[START OF Record extracts]

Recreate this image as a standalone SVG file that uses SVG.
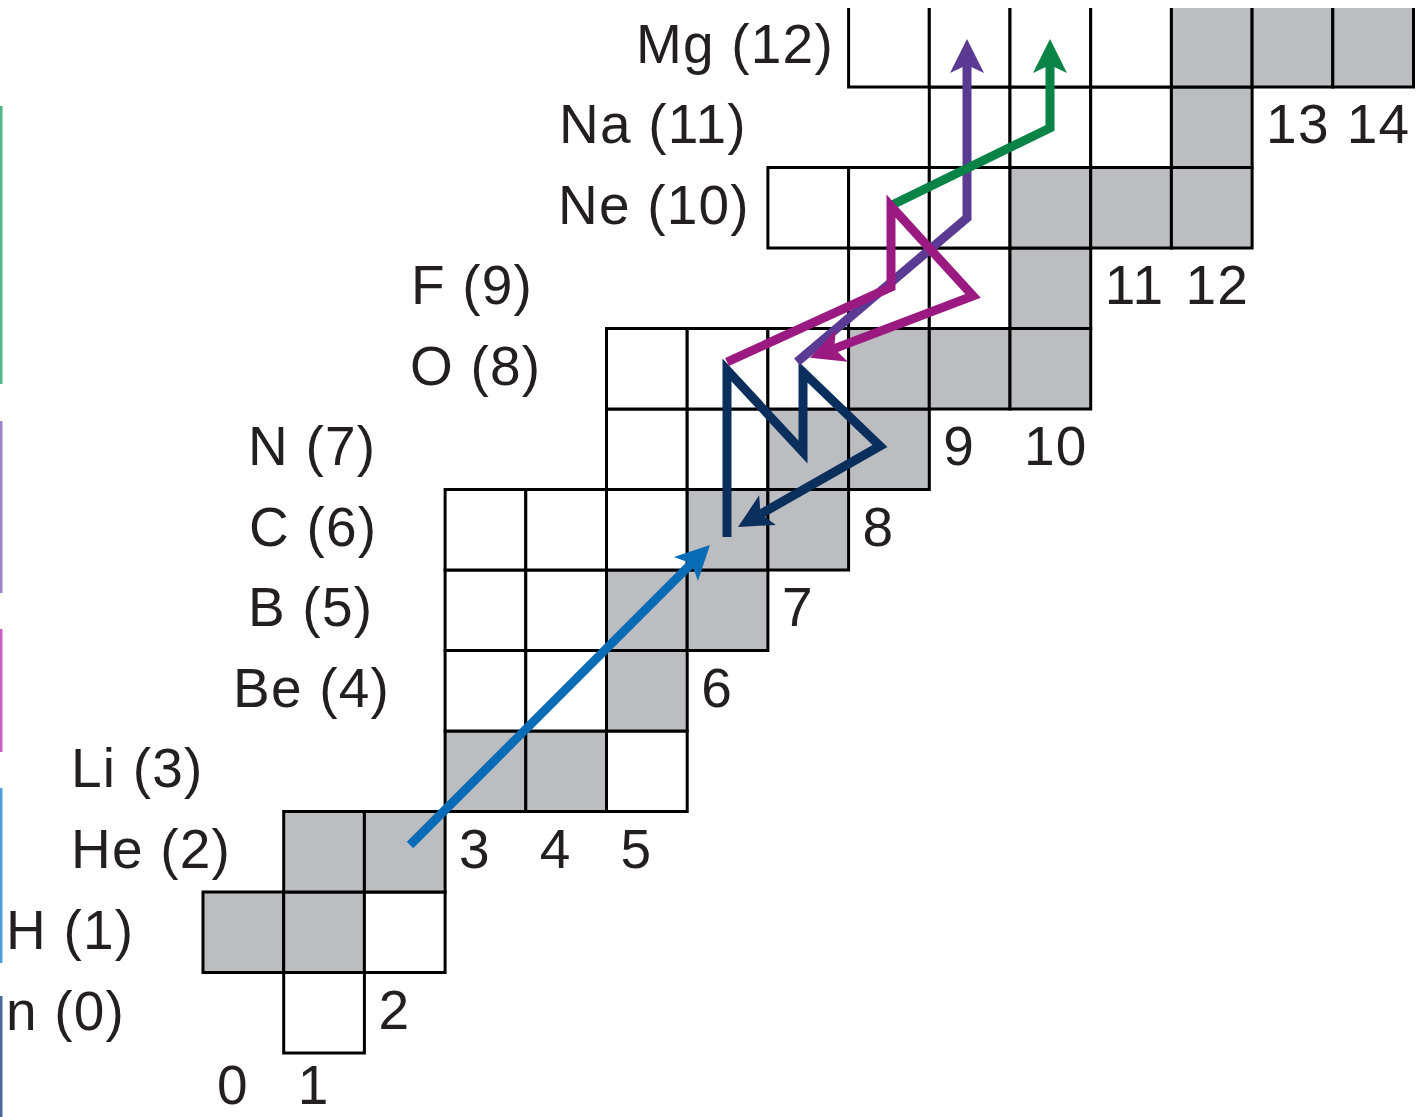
<svg xmlns="http://www.w3.org/2000/svg" width="1426" height="1117" viewBox="0 0 1426 1117">
<style>
.w{fill:#ffffff;stroke:#000000;stroke-width:3}
.g{fill:#bcbdc0;stroke:#000000;stroke-width:3}
.t{font-family:"Liberation Sans",Arial,Helvetica,sans-serif;font-size:55px;letter-spacing:1.2px;fill:#231f20}
.a{fill:none;stroke-width:9;stroke-linejoin:miter;stroke-miterlimit:4;stroke-linecap:butt}
</style>
<defs>
<clipPath id="topclip"><rect x="0" y="8" width="1426" height="1109"/></clipPath>
<marker id="hBlue" markerUnits="userSpaceOnUse" orient="auto" refX="0" refY="0" markerWidth="80" markerHeight="80" overflow="visible"><path d="M0,0 L-8,-17 L26,0 L-8,17 Z" fill="#0a6cb6"/></marker>
<marker id="hNavy" markerUnits="userSpaceOnUse" orient="auto" refX="0" refY="0" markerWidth="80" markerHeight="80" overflow="visible"><path d="M0,0 L-8,-17 L26,0 L-8,17 Z" fill="#0b2f5c"/></marker>
<marker id="hMag" markerUnits="userSpaceOnUse" orient="auto" refX="0" refY="0" markerWidth="80" markerHeight="80" overflow="visible"><path d="M0,0 L-8,-17 L26,0 L-8,17 Z" fill="#9a1a82"/></marker>
<marker id="hPur" markerUnits="userSpaceOnUse" orient="auto" refX="0" refY="0" markerWidth="80" markerHeight="80" overflow="visible"><path d="M0,0 L-8,-17 L26,0 L-8,17 Z" fill="#5a3a92"/></marker>
<marker id="hGrn" markerUnits="userSpaceOnUse" orient="auto" refX="0" refY="0" markerWidth="80" markerHeight="80" overflow="visible"><path d="M0,0 L-8,-17 L26,0 L-8,17 Z" fill="#0a8446"/></marker>
</defs>
<rect x="0" y="0" width="1426" height="1117" fill="#ffffff"/>

<g id="side-bars">
<rect x="0" y="106" width="2.5" height="278" fill="#52b788"/>
<rect x="0" y="421" width="2.5" height="172" fill="#9d85c8"/>
<rect x="0" y="629" width="2.5" height="123" fill="#cc5fbf"/>
<rect x="0" y="788" width="2.5" height="175" fill="#4d9fe0"/>
<rect x="0" y="996" width="2.5" height="121" fill="#4b6b9b"/>
</g>

<g id="row-n">
<rect class="w" x="283.7" y="972.5" width="80.7" height="80.5"/>
<text class="t" x="6" y="1030">n (0)</text>
</g>
<g id="row-H">
<rect class="g" x="203" y="892" width="80.7" height="80.5"/>
<rect class="g" x="283.7" y="892" width="80.7" height="80.5"/>
<rect class="w" x="364.4" y="892" width="80.7" height="80.5"/>
<text class="t" x="6" y="949">H (1)</text>
</g>
<g id="row-He">
<rect class="g" x="283.7" y="811.5" width="80.7" height="80.5"/>
<rect class="g" x="364.4" y="811.5" width="80.7" height="80.5"/>
<text class="t" x="71" y="868">He (2)</text>
</g>
<g id="row-Li">
<rect class="g" x="445.1" y="731" width="80.7" height="80.5"/>
<rect class="g" x="525.8" y="731" width="80.7" height="80.5"/>
<rect class="w" x="606.5" y="731" width="80.7" height="80.5"/>
<text class="t" x="71" y="787">Li (3)</text>
</g>
<g id="row-Be">
<rect class="w" x="445.1" y="650.5" width="80.7" height="80.5"/>
<rect class="w" x="525.8" y="650.5" width="80.7" height="80.5"/>
<rect class="g" x="606.5" y="650.5" width="80.7" height="80.5"/>
<text class="t" x="233" y="707">Be (4)</text>
</g>
<g id="row-B">
<rect class="w" x="445.1" y="570" width="80.7" height="80.5"/>
<rect class="w" x="525.8" y="570" width="80.7" height="80.5"/>
<rect class="g" x="606.5" y="570" width="80.7" height="80.5"/>
<rect class="g" x="687.2" y="570" width="80.7" height="80.5"/>
<text class="t" x="248" y="626">B (5)</text>
</g>
<g id="row-C">
<rect class="w" x="445.1" y="489.5" width="80.7" height="80.5"/>
<rect class="w" x="525.8" y="489.5" width="80.7" height="80.5"/>
<rect class="w" x="606.5" y="489.5" width="80.7" height="80.5"/>
<rect class="g" x="687.2" y="489.5" width="80.7" height="80.5"/>
<rect class="g" x="767.9" y="489.5" width="80.7" height="80.5"/>
<text class="t" x="249" y="546">C (6)</text>
</g>
<g id="row-N">
<rect class="w" x="606.5" y="409" width="80.7" height="80.5"/>
<rect class="w" x="687.2" y="409" width="80.7" height="80.5"/>
<rect class="g" x="767.9" y="409" width="80.7" height="80.5"/>
<rect class="g" x="848.6" y="409" width="80.7" height="80.5"/>
<text class="t" x="248" y="465">N (7)</text>
</g>
<g id="row-O">
<rect class="w" x="606.5" y="328.5" width="80.7" height="80.5"/>
<rect class="w" x="687.2" y="328.5" width="80.7" height="80.5"/>
<rect class="w" x="767.9" y="328.5" width="80.7" height="80.5"/>
<rect class="g" x="848.6" y="328.5" width="80.7" height="80.5"/>
<rect class="g" x="929.3" y="328.5" width="80.7" height="80.5"/>
<rect class="g" x="1010" y="328.5" width="80.7" height="80.5"/>
<text class="t" x="410" y="385">O (8)</text>
</g>
<g id="row-F">
<rect class="w" x="848.6" y="248" width="80.7" height="80.5"/>
<rect class="w" x="929.3" y="248" width="80.7" height="80.5"/>
<rect class="g" x="1010" y="248" width="80.7" height="80.5"/>
<text class="t" x="411" y="304">F (9)</text>
</g>
<g id="row-Ne">
<rect class="w" x="767.9" y="167.5" width="80.7" height="80.5"/>
<rect class="w" x="848.6" y="167.5" width="80.7" height="80.5"/>
<rect class="w" x="929.3" y="167.5" width="80.7" height="80.5"/>
<rect class="g" x="1010" y="167.5" width="80.7" height="80.5"/>
<rect class="g" x="1090.7" y="167.5" width="80.7" height="80.5"/>
<rect class="g" x="1171.4" y="167.5" width="80.7" height="80.5"/>
<text class="t" x="558" y="224">Ne (10)</text>
</g>
<g id="row-Na">
<rect class="w" x="929.3" y="87" width="80.7" height="80.5"/>
<rect class="w" x="1010" y="87" width="80.7" height="80.5"/>
<rect class="w" x="1090.7" y="87" width="80.7" height="80.5"/>
<rect class="g" x="1171.4" y="87" width="80.7" height="80.5"/>
<text class="t" x="559" y="143">Na (11)</text>
</g>
<g id="row-Mg">
<g clip-path="url(#topclip)">
<rect class="w" x="848.6" y="4" width="80.7" height="83"/>
<rect class="w" x="929.3" y="4" width="80.7" height="83"/>
<rect class="w" x="1010" y="4" width="80.7" height="83"/>
<rect class="w" x="1090.7" y="4" width="80.7" height="83"/>
<rect class="g" x="1171.4" y="4" width="80.7" height="83"/>
<rect class="g" x="1252.1" y="4" width="80.7" height="83"/>
<rect class="g" x="1332.8" y="4" width="80.7" height="83"/>
</g>
<text class="t" x="636" y="63">Mg (12)</text>
</g>

<g id="neutron-numbers">
<text class="t" x="217" y="1104">0</text>
<text class="t" x="297.7" y="1104">1</text>
<text class="t" x="378.4" y="1029">2</text>
<text class="t" x="459.1" y="868">3</text>
<text class="t" x="539.8" y="868">4</text>
<text class="t" x="620.5" y="868">5</text>
<text class="t" x="701.2" y="707">6</text>
<text class="t" x="781.9" y="626">7</text>
<text class="t" x="862.6" y="546">8</text>
<text class="t" x="943.3" y="465">9</text>
<text class="t" x="1024" y="465">10</text>
<text class="t" x="1104.7" y="304">11</text>
<text class="t" x="1185.4" y="304">12</text>
<text class="t" x="1266.1" y="143">13</text>
<text class="t" x="1346.8" y="143">14</text>
</g>

<g id="connectors">
<path class="a" stroke="#0a6cb6" d="M410,845 L691.6,563.4" marker-end="url(#hBlue)"/>
<path class="a" stroke="#0b2f5c" d="M727,537 L727,370 L803,452 L803,372 L880,446 L760.6,514.1" marker-end="url(#hNavy)"/>
<path class="a" stroke="#5a3a92" d="M797,362 L967,218 L967,65" marker-end="url(#hPur)"/>
<path class="a" stroke="#0a8446" d="M892,205 L1050,128 L1050,65" marker-end="url(#hGrn)"/>
<path class="a" stroke="#9a1a82" d="M727,362 L891,287 L891,206 L973,296 L834.3,348.6" marker-end="url(#hMag)"/>
</g>
</svg>
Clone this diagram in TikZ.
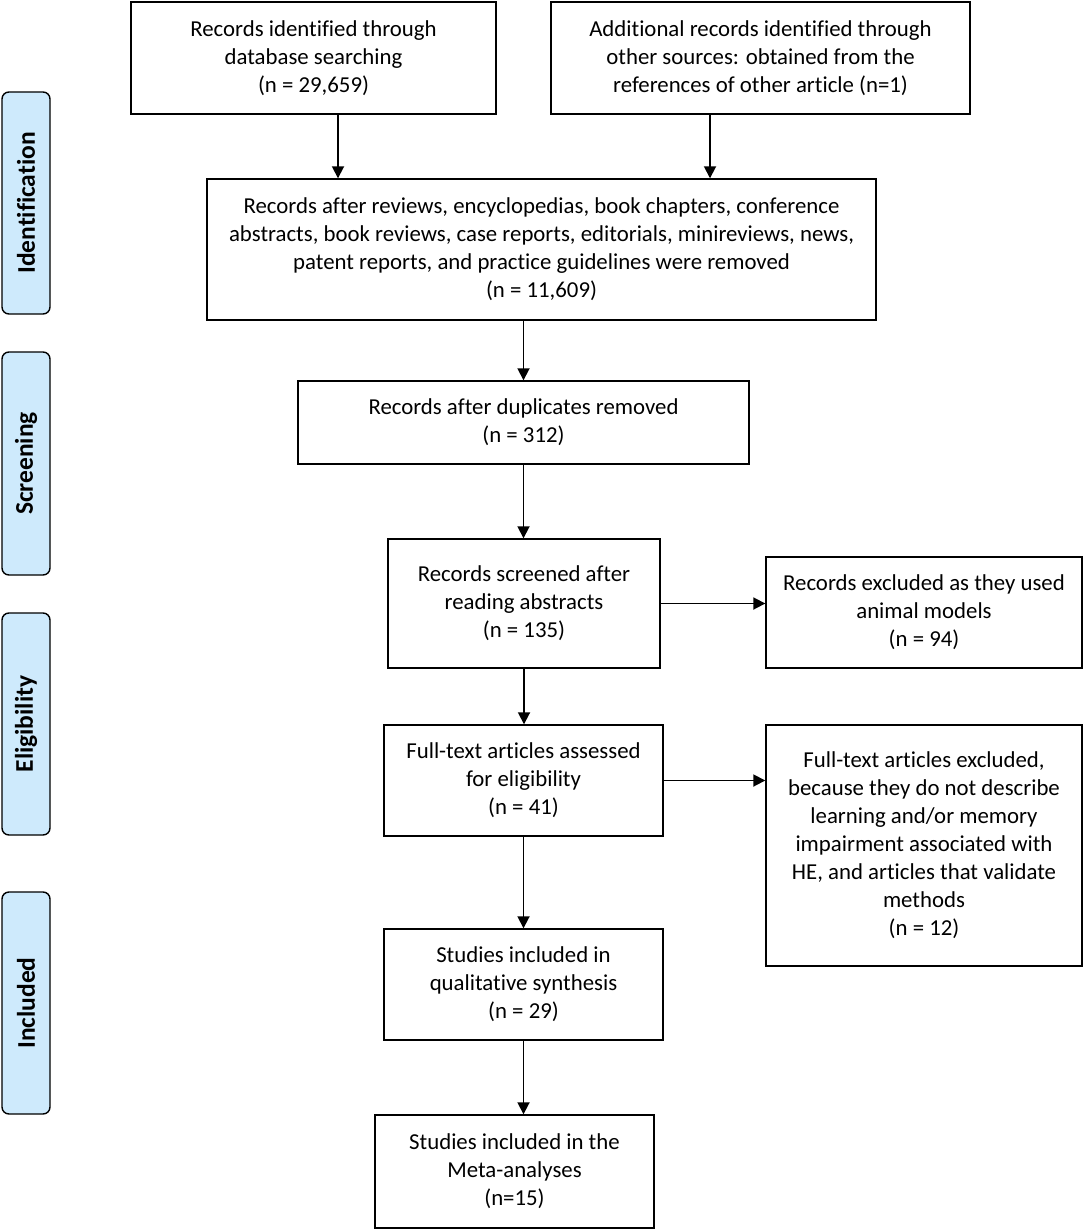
\documentclass[tikz,border=0pt]{standalone}
\usepackage{fontspec}
\setmainfont{Carlito}[Ligatures=NoCommon]
\usetikzlibrary{arrows.meta}
\definecolor{stagefill}{RGB}{206,234,252}
\begin{document}
\begin{tikzpicture}[x=1pt,y=-1pt,
  box/.style={draw, line width=1.4pt, align=center, inner sep=0pt, font=\fontsize{22.8}{28}\selectfont},
  stage/.style={draw, line width=1.4pt, fill=stagefill, rounded corners=7pt, minimum width=48pt, font=\fontsize{25.5}{28}\selectfont\bfseries},
  arr/.style={line width=1.8pt, -{Triangle[length=12pt,width=12pt]}}]
\useasboundingbox (0,0) rectangle (1084,1230);
% stage labels
\node[stage, minimum height=222pt] (s1) at (26,203) {\rotatebox{90}{Identification}};
\node[stage, minimum height=223pt] (s2) at (26,463.5) {\rotatebox{90}{Screening}};
\node[stage, minimum height=222pt] (s3) at (26,724) {\rotatebox{90}{Eligibility}};
\node[stage, minimum height=222pt] (s4) at (26,1003) {\rotatebox{90}{Included}};
% boxes
\node[box, minimum width=365pt, minimum height=112pt] (A) at (313.5,58) {Records identified through\\database searching\\(n = 29,659)};
\node[box, minimum width=419pt, minimum height=112pt] (B) at (760.5,58) {Additional records identified through\\other sources: obtained from the\\references of other article (n=1)};
\node[box, minimum width=669pt, minimum height=141pt] (C) at (541.5,249.5) {Records after reviews, encyclopedias, book chapters, conference\\abstracts, book reviews, case reports, editorials, minireviews, news,\\patent reports, and practice guidelines were removed\\(n = 11,609)};
\node[box, minimum width=451pt, minimum height=83pt] (D) at (523.5,422.5) {Records after duplicates removed\\(n = 312)};
\node[box, minimum width=272pt, minimum height=129pt] (E) at (524,603.5) {Records screened after\\reading abstracts\\(n = 135)};
\node[box, minimum width=316pt, minimum height=111pt] (F) at (924,612.5) {Records excluded as they used\\animal models\\(n = 94)};
\node[box, minimum width=279pt, minimum height=111pt] (G) at (523.5,780.5) {Full-text articles assessed\\for eligibility\\(n = 41)};
\node[box, minimum width=316pt, minimum height=241pt] (H) at (924,845.5) {Full-text articles excluded,\\because they do not describe\\learning and/or memory\\impairment associated with\\HE, and articles that validate\\methods\\(n = 12)};
\node[box, minimum width=279pt, minimum height=111pt] (I) at (523.5,984.5) {Studies included in\\qualitative synthesis\\(n = 29)};
\node[box, minimum width=279pt, minimum height=113pt] (J) at (514.5,1171.5) {Studies included in the\\Meta-analyses\\(n=15)};
% connectors
\coordinate (aOut) at ([xshift=24.5pt]A.south);
\coordinate (bOut) at ([xshift=-50.5pt]B.south);
\draw[arr] (aOut) -- (aOut |- C.north);
\draw[arr] (bOut) -- (bOut |- C.north);
\draw[arr] (C.south -| D.north) -- (D.north);
\draw[arr] (D.south) -- (D.south |- E.north);
\draw[arr] (E.east) -- (E.east -| F.west);
\draw[arr] (E.south) -- (E.south |- G.north);
\draw[arr] (G.east) -- (G.east -| H.west);
\draw[arr] (G.south) -- (G.south |- I.north);
\draw[arr] (I.south) -- (I.south |- J.north);
\end{tikzpicture}
\end{document}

[END OF Record extracts]

Going through the lines above one by one, tally those with the word "that" and give only the total.

▸ **Task output**: 2